Retype every line from the start of the data down to and including the line with "import matplotlib.pyplot as plt". Skip the pictures.

● ● ●

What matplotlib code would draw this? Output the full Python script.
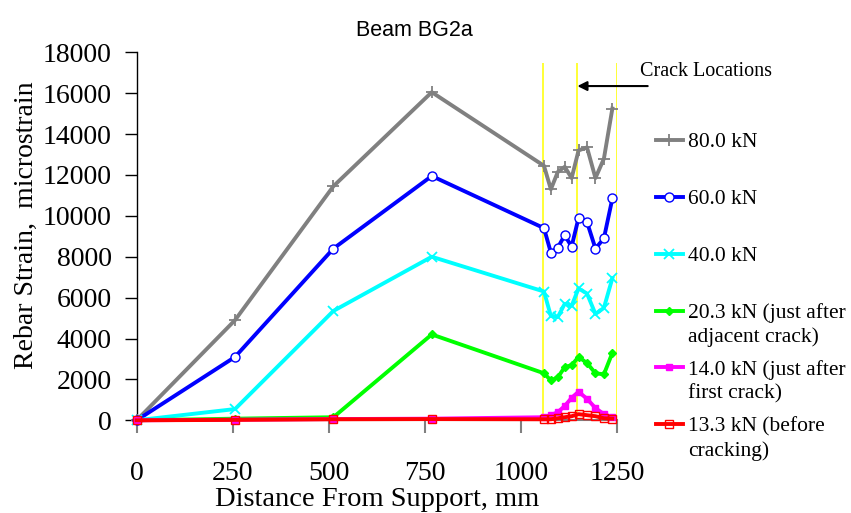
import matplotlib
matplotlib.use('Agg')
import matplotlib.pyplot as plt

# ---- data ----
distance_mm = [0, 256, 512, 768, 1060, 1078, 1096, 1114, 1132, 1150, 1172, 1194, 1216, 1238]
strain_80 = [0, 4900, 11450, 16050, 12450, 11300, 12150, 12400, 11850, 13200, 13350, 11850, 12800, 15250]
strain_60 = [0, 3100, 8400, 11950, 9400, 8200, 8450, 9050, 8500, 9900, 9700, 8400, 8900, 10850]
strain_40 = [0, 550, 5350, 8000, 6300, 5100, 5050, 5700, 5600, 6450, 6200, 5200, 5500, 6950]
strain_203 = [0, 80, 150, 4200, 2300, 1950, 2100, 2600, 2700, 3100, 2800, 2300, 2250, 3300]
strain_140 = [0, 30, 60, 80, 150, 250, 400, 700, 1100, 1400, 1050, 600, 300, 150]
strain_133 = [0, 20, 50, 60, 50, 50, 100, 150, 200, 300, 250, 200, 100, 80]

crack_locations = [1058, 1147, 1249]
crack_line_top = 17500
arrow_level = 16350

series_labels = ["80.0 kN", "60.0 kN", "40.0 kN",
                 "20.3 kN (just after", "14.0 kN (just after", "13.3 kN (before"]
label_second_lines = {3: "adjacent crack)", 4: "first crack)", 5: "cracking)"}

x_ticks = [0, 250, 500, 750, 1000, 1250]
y_ticks = list(range(0, 18001, 2000))

SERIF = ['Liberation Serif', 'DejaVu Serif']
SANS = ['Liberation Sans', 'DejaVu Sans']

fig = plt.figure(figsize=(8.51, 5.13), dpi=100)
ax = fig.add_axes([0.1606, 0.1807, 0.7250 - 0.1606, 0.898 - 0.1807])

# crack location lines
ax.vlines(crack_locations, 0, crack_line_top, colors='#FFFF00', linewidth=1.1, zorder=1)

lw = 2.8
styles = [
    dict(color='#808080', marker='+', ms=8, mew=1.3, mfc='#808080', mec='#808080'),
    dict(color='#0000FF', marker='o', ms=6.5, mew=1.0, mfc='white', mec='#0000FF'),
    dict(color='#00FFFF', marker='x', ms=6.5, mew=1.3, mfc='#00FFFF', mec='#00FFFF'),
    dict(color='#00FF00', marker='D', ms=4.5, mew=1.0, mfc='#00FF00', mec='#00FF00'),
    dict(color='#FF00FF', marker='s', ms=4.5, mew=1.0, mfc='#FF00FF', mec='#FF00FF'),
    dict(color='#FF0000', marker='s', ms=6, mew=1.0, mfc='none', mec='#FF0000'),
]
all_series = [strain_80, strain_60, strain_40, strain_203, strain_140, strain_133]
handles = []
for i, (vals, st, lab) in enumerate(zip(all_series, styles, series_labels)):
    h, = ax.plot(distance_mm, vals, linewidth=lw, label=lab, clip_on=False,
                 zorder=3 + i, **st)
    handles.append(h)

ax.set_xlim(0, 1250)
ax.set_ylim(0, 18000)
ax.set_xticks(x_ticks)
ax.set_yticks(y_ticks)
ax.set_xticklabels([str(t) for t in x_ticks], fontfamily=SERIF, fontsize=20)
ax.set_yticklabels([str(t) for t in y_ticks], fontfamily=SERIF, fontsize=20)

for s in ['top', 'right']:
    ax.spines[s].set_visible(False)
ax.spines['left'].set_color('black')
ax.spines['left'].set_linewidth(1.0)
ax.spines['bottom'].set_color('#808080')
ax.spines['bottom'].set_linewidth(1.5)
ax.tick_params(axis='x', direction='out', length=9, width=1.5, color='#808080', pad=20)
ax.tick_params(axis='y', direction='out', length=9, width=1.0, color='black', pad=9)

ax.set_xlabel("Distance From Support, mm", fontfamily=SERIF, fontsize=20.5, labelpad=1)
ax.set_ylabel("Rebar Strain,  microstrain", fontfamily=SERIF, fontsize=20)
ax.yaxis.set_label_coords(-0.203, 0.53)

fig.text(414 / 851, 1 - 31 / 513, "Beam BG2a", ha='center', va='center',
         fontfamily=SANS, fontsize=15.5)

# crack locations arrow + label
ax.annotate("", xy=(crack_locations[1], arrow_level), xytext=(1330, arrow_level),
            arrowprops=dict(arrowstyle='-|>', color='black', lw=1.5,
                            mutation_scale=14, shrinkA=0, shrinkB=0),
            annotation_clip=False)
fig.text(640 / 851, 1 - 76 / 513, "Crack Locations", ha='left', va='baseline',
         fontfamily=SERIF, fontsize=14.5)

leg = fig.legend(handles=handles, loc='upper left', bbox_to_anchor=(0.7705, 0.742),
                 frameon=False, prop=dict(family=SERIF, size=15.5),
                 handlelength=1.25, handletextpad=0.25, borderpad=0,
                 borderaxespad=0, labelspacing=1.71, numpoints=1)

texts = leg.get_texts()
for idx, second in label_second_lines.items():
    ann = matplotlib.text.Annotation(second, xy=(0, 0), xycoords=texts[idx],
                                     xytext=(0, -13.5), textcoords='offset points',
                                     ha='left', va='baseline',
                                     fontfamily=SERIF, fontsize=15.5)
    ann.set_zorder(10)
    fig.add_artist(ann)

fig.canvas.draw()
fig.savefig('out.png', dpi=100)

● ● ●

TASK OUTPUT:
What matplotlib code would draw this? Output the full Python script.
import matplotlib
matplotlib.use('Agg')
import matplotlib.pyplot as plt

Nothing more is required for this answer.